Lack of addiction education in medical schools and too few substance abuse resources can undermine drug monitoring programs’ success.
“Physicians vary widely in their knowledge of substance use disorders and their ability to identify, diagnose and treat such disorders,” Mooney said. “Educating physicians on addiction risk factors, screening and clinical interventions could facilitate increased use of PDMP programs and incorporation of controlled substance prescription monitoring within clinical practice.”
Better education could spur physicians to identify patients at risk for addiction, seek alternative drugs for pain management, and prescribe only the lowest possible dose of opioids when necessary.

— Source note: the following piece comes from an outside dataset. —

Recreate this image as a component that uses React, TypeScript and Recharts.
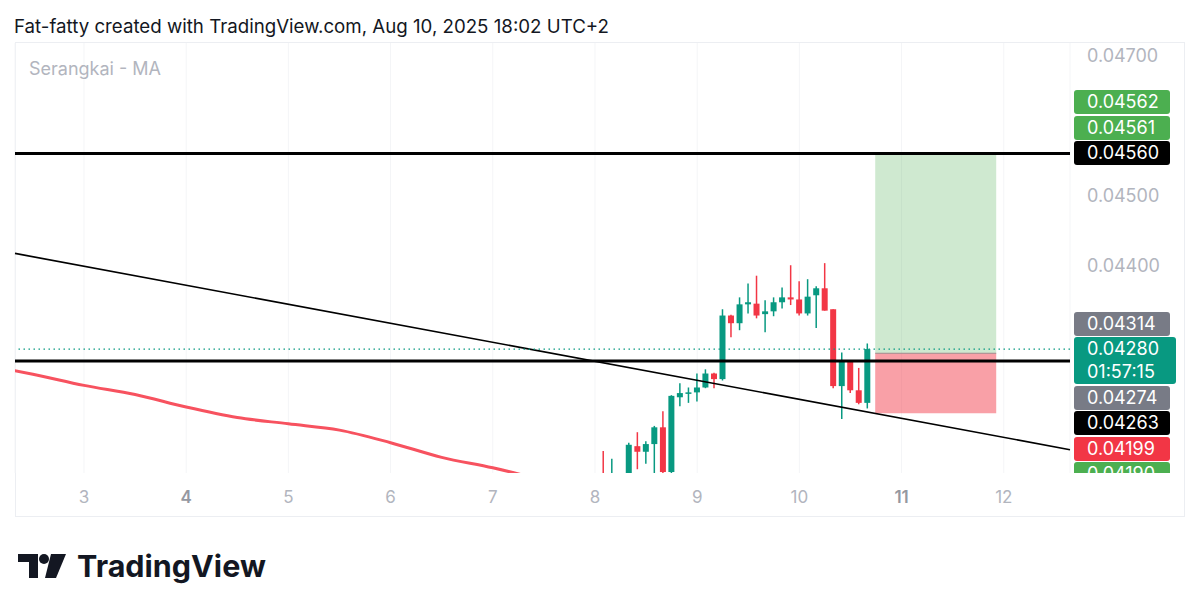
import React from 'react';
import { ComposedChart, Bar, Line, XAxis, YAxis, CartesianGrid, ReferenceLine, ReferenceArea } from 'recharts';

// 2h candles, time in days of the month
const candleTimes = [8.083, 8.167, 8.333, 8.417, 8.5, 8.583, 8.667, 8.75, 8.833, 8.917, 9.0, 9.083, 9.167, 9.25, 9.333, 9.417, 9.5, 9.583, 9.667, 9.75, 9.833, 9.917, 10.0, 10.083, 10.167, 10.25, 10.333, 10.417, 10.5, 10.583, 10.667];
const opens = [0.04098, 0.04085, 0.0409, 0.04141, 0.04133, 0.04144, 0.04168, 0.04104, 0.04211, 0.04217, 0.04218, 0.04225, 0.04245, 0.04237, 0.04328, 0.04317, 0.04344, 0.04345, 0.0433, 0.04334, 0.04347, 0.04354, 0.04351, 0.04331, 0.04357, 0.04367, 0.04337, 0.04227, 0.04263, 0.04221, 0.04203];
const highs = [0.04134, 0.04123, 0.04146, 0.04161, 0.04148, 0.0417, 0.04191, 0.04214, 0.04231, 0.04225, 0.04245, 0.04251, 0.04246, 0.04337, 0.04329, 0.04354, 0.04374, 0.04385, 0.0435, 0.04354, 0.04368, 0.044, 0.04377, 0.0438, 0.0437, 0.04403, 0.04337, 0.04275, 0.04263, 0.04253, 0.04288];
const lows = [0.04075, 0.04078, 0.04082, 0.04108, 0.04116, 0.04098, 0.04098, 0.04098, 0.04198, 0.04203, 0.04205, 0.04224, 0.04224, 0.04235, 0.04297, 0.04307, 0.04331, 0.04324, 0.04304, 0.04327, 0.04338, 0.04343, 0.04328, 0.04328, 0.0431, 0.04335, 0.04224, 0.0418, 0.04217, 0.04201, 0.04195];
const closes = [0.04088, 0.04095, 0.04143, 0.04133, 0.04144, 0.04168, 0.04104, 0.04213, 0.04217, 0.04218, 0.04225, 0.04245, 0.04237, 0.04328, 0.04317, 0.04344, 0.04347, 0.04328, 0.04334, 0.04347, 0.04354, 0.04351, 0.04331, 0.04355, 0.04367, 0.04335, 0.04227, 0.04263, 0.04221, 0.04203, 0.0428];

// moving average
const maTimes = [2.25, 2.5, 3.0, 3.5, 4.0, 4.5, 5.0, 5.5, 6.0, 6.5, 7.0, 7.5];
const maValues = [0.04251, 0.04244, 0.04228, 0.04215, 0.04197, 0.04182, 0.04173, 0.04164, 0.04146, 0.04125, 0.0411, 0.04092];

// drawings
const levels = [0.0456, 0.04263];
const lastPrice = 0.0428;
const trendStart = { x: 2.325, y: 0.04417 };
const trendEnd = { x: 12.648, y: 0.04136 };
const posStart = 10.742;
const posEnd = 11.926;
const posTarget = 0.0456;
const posEntry = 0.04274;
const posStop = 0.04188;

const dayTicks = [3, 4, 5, 6, 7, 8, 9, 10, 11, 12];
const boldDays = [4, 11];
// the other round levels sit under the price labels
const priceTicks = [0.044, 0.045, 0.047];

// price scale labels (stacked like TradingView does)
const upperLabels = ['0.04562', '0.04561', '0.04560'];
const upperColors = ['#4caf50', '#4caf50', '#000000'];
const upperAnchor = { value: 0.0456, index: 2 };
const lowerLabels = ['0.04314', '0.04280', '0.04274', '0.04263', '0.04199', '0.04190'];
const lowerColors = ['#787b86', '#089981', '#787b86', '#000000', '#f23645', '#4caf50'];
const lowerAnchor = { value: 0.0428, index: 1 };
const countdown = '01:57:15';

const X_DOMAIN: [number, number] = [2.325, 12.648];
const Y_DOMAIN: [number, number] = [0.041026, 0.047181];
const PLOT_TOP = 43;
const PLOT_BOTTOM = 473;
const PLOT_RIGHT = 1070;
const GREEN = '#089981';
const RED = '#f23645';
const FONT = 'Inter, "Noto Sans", sans-serif';

const data = candleTimes.map((t, i) => ({
  t,
  open: opens[i],
  high: highs[i],
  low: lows[i],
  close: closes[i],
  range: [lows[i], highs[i]],
}));
const maData = maTimes.map((t, i) => ({ t, ma: maValues[i] }));

const Candle = (props: any) => {
  const { x, y, width, height, payload } = props;
  const top = Math.min(y, y + height);
  const h = Math.abs(height);
  const { open, close, high, low } = payload;
  const color = close >= open ? GREEN : RED;
  const k = h / (high - low);
  const bodyTop = top + (high - Math.max(open, close)) * k;
  const bodyH = Math.max(1.5, Math.abs(close - open) * k);
  const cx = x + width / 2;
  return (
    <g>
      <line x1={cx} x2={cx} y1={top} y2={top + h} stroke={color} strokeWidth={1.5} />
      <rect x={x} y={bodyTop} width={width} height={bodyH} fill={color} />
    </g>
  );
};

const DayTick = (props: any) => {
  const { x, y, payload } = props;
  const bold = boldDays.includes(payload.value);
  return (
    <text x={x} y={y} dy="0.71em" textAnchor="middle" fontFamily={FONT} fontSize={17}
      fontWeight={bold ? 600 : 400} fill={bold ? '#9598a1' : '#b2b5be'}>
      {payload.value}
    </text>
  );
};

const priceToY = (v: number) =>
  PLOT_TOP + ((Y_DOMAIN[1] - v) / (Y_DOMAIN[1] - Y_DOMAIN[0])) * (PLOT_BOTTOM - PLOT_TOP);

const ROW = 25.5;
const BOX_H = 24;

const LabelStack = ({ labels, colors, anchor, doubleAt }: any) => {
  const anchorY = priceToY(anchor.value);
  // top of the anchor label box
  let y = anchorY - BOX_H / 2;
  const tops: number[] = [];
  for (let i = anchor.index - 1; i >= 0; i--) {
    y -= ROW;
    tops[i] = y;
  }
  y = anchorY - BOX_H / 2;
  for (let i = anchor.index; i < labels.length; i++) {
    tops[i] = y;
    y += i === doubleAt ? ROW + 23 : ROW;
  }
  return (
    <>
      {labels.map((txt: string, i: number) => {
        const dbl = i === doubleAt;
        return (
          <div key={txt + i} style={{
            position: 'absolute', left: 1074, top: tops[i], width: dbl ? 102 : 96,
            height: dbl ? BOX_H + 23 : BOX_H, background: colors[i], borderRadius: 3,
            color: '#fff', fontSize: 18, lineHeight: '24px', paddingLeft: 13, boxSizing: 'border-box',
          }}>
            <div>{txt}</div>
            {dbl && <div style={{ lineHeight: '22px' }}>{countdown}</div>}
          </div>
        );
      })}
    </>
  );
};

const Logo = () => (
  <div style={{ position: 'absolute', left: 18, top: 547, display: 'flex', alignItems: 'center' }}>
    <svg width={50} height={30} viewBox="0 0 50 30">
      <path d="M0 3 H20 V27 H11 V11 H0 Z" fill="#131722" />
      <circle cx={26} cy={8} r={5} fill="#131722" />
      <path d="M33 3 H48 L38 27 H27 Z" fill="#131722" />
    </svg>
    <span style={{ marginLeft: 9, fontSize: 30.5, fontWeight: 700, color: '#131722' }}>
      TradingView
    </span>
  </div>
);

export default function App() {
  return (
    <div style={{ position: 'absolute', left: 0, top: 0, width: 1200, height: 611, background: '#fff', fontFamily: FONT, overflow: 'hidden' }}>
      <div style={{ position: 'absolute', left: 14, top: 15, fontSize: 18.7, color: '#131722', whiteSpace: 'nowrap' }}>
        Fat-fatty created with TradingView.com, Aug 10, 2025 18:02 UTC+2
      </div>
      <div style={{ position: 'absolute', left: 15, top: 42, width: 1170, height: 475, border: '1px solid #eceef2', boxSizing: 'border-box' }} />
      <div style={{ position: 'absolute', left: 0, top: 0 }}>
        <ComposedChart width={1200} height={611} data={data}
          margin={{ top: PLOT_TOP, left: 15, right: 1200 - PLOT_RIGHT - 115, bottom: 611 - 517 }}>
          <CartesianGrid vertical horizontal={false} stroke="#f4f5f7" />
          <XAxis dataKey="t" type="number" domain={X_DOMAIN} allowDataOverflow ticks={dayTicks}
            height={44} axisLine={false} tickLine={false} tickMargin={12} tick={<DayTick />} />
          <YAxis type="number" orientation="right" domain={Y_DOMAIN} allowDataOverflow ticks={priceTicks}
            width={115} axisLine={false} tickLine={false} tickMargin={11}
            tickFormatter={(v: number) => v.toFixed(5)}
            tick={{ fill: '#b2b5be', fontSize: 18, fontFamily: FONT, textAnchor: 'start' }} />
          <ReferenceArea x1={posStart} x2={posEnd} y1={posEntry} y2={posTarget} fill="#4caf50" fillOpacity={0.27} stroke="none" />
          <ReferenceArea x1={posStart} x2={posEnd} y1={posStop} y2={posEntry} fill={RED} fillOpacity={0.47} stroke="none" />
          <ReferenceLine segment={[{ x: posStart, y: posEntry }, { x: posEnd, y: posEntry }]} stroke="#a08a8c" strokeWidth={1} />
          <ReferenceLine segment={[trendStart, trendEnd]} stroke="#000" strokeWidth={1.6} ifOverflow="visible" />
          {levels.map((lv) => (
            <ReferenceLine key={lv} y={lv} stroke="#000" strokeWidth={3} />
          ))}
          <ReferenceLine y={lastPrice} stroke={GREEN} strokeWidth={1.2} strokeDasharray="1.5 3.5" />
          <Line data={maData} dataKey="ma" type="monotone" stroke="#f7525f" strokeWidth={3} dot={false} isAnimationActive={false} />
          <Bar dataKey="range" barSize={6} shape={<Candle />} isAnimationActive={false} />
        </ComposedChart>
      </div>
      <div style={{ position: 'absolute', left: 29, top: 58, fontSize: 18, color: '#b2b5be' }}>Serangkai - MA</div>
      <div style={{ position: 'absolute', left: 0, top: 0, width: 1200, height: PLOT_BOTTOM, overflow: 'hidden' }}>
        <LabelStack labels={upperLabels} colors={upperColors} anchor={upperAnchor} doubleAt={-1} />
        <LabelStack labels={lowerLabels} colors={lowerColors} anchor={lowerAnchor} doubleAt={1} />
      </div>
      <Logo />
    </div>
  );
}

“Health care providers wrote 259 million prescriptions for painkillers in 2012, enough for every American adult to have a bottle of pills.”
— CDC Vital Signs; Opioid Painkiller Prescribing: Where You Live Makes a Difference; July 2014
In addition to lack of education, the report notes another key struggle states encounter with PDMPs is “complicated access and notarization procedures.” This is an area where state governments could intervene, creating policies to help streamline the process for those submitting and accessing data. California may have had an easier time with this since CURES is administered by its Department of Justice, rather than a pharmacy board or licensing agency, or Health and Human Services department.
State policies tightening regulation of for-profit pain clinics — or “pill mills” — could also reduce the prevalence of opioid prescription for non-medical use, a significant driver of demand for the drugs.
Another barrier may be the lack of a national database. Even in states with effective PDMPs, practitioners have an incomplete picture, seeing only what painkillers a patient has received in their own state but not others. While no plans for a national resource exist, the CDC report said the federal government can assist state PDMPs by “supplying health care providers with data, tools, and guidance for decision making based on proven practices,” and “increasing access to mental health and substance abuse treatment through the Affordable Care Act.”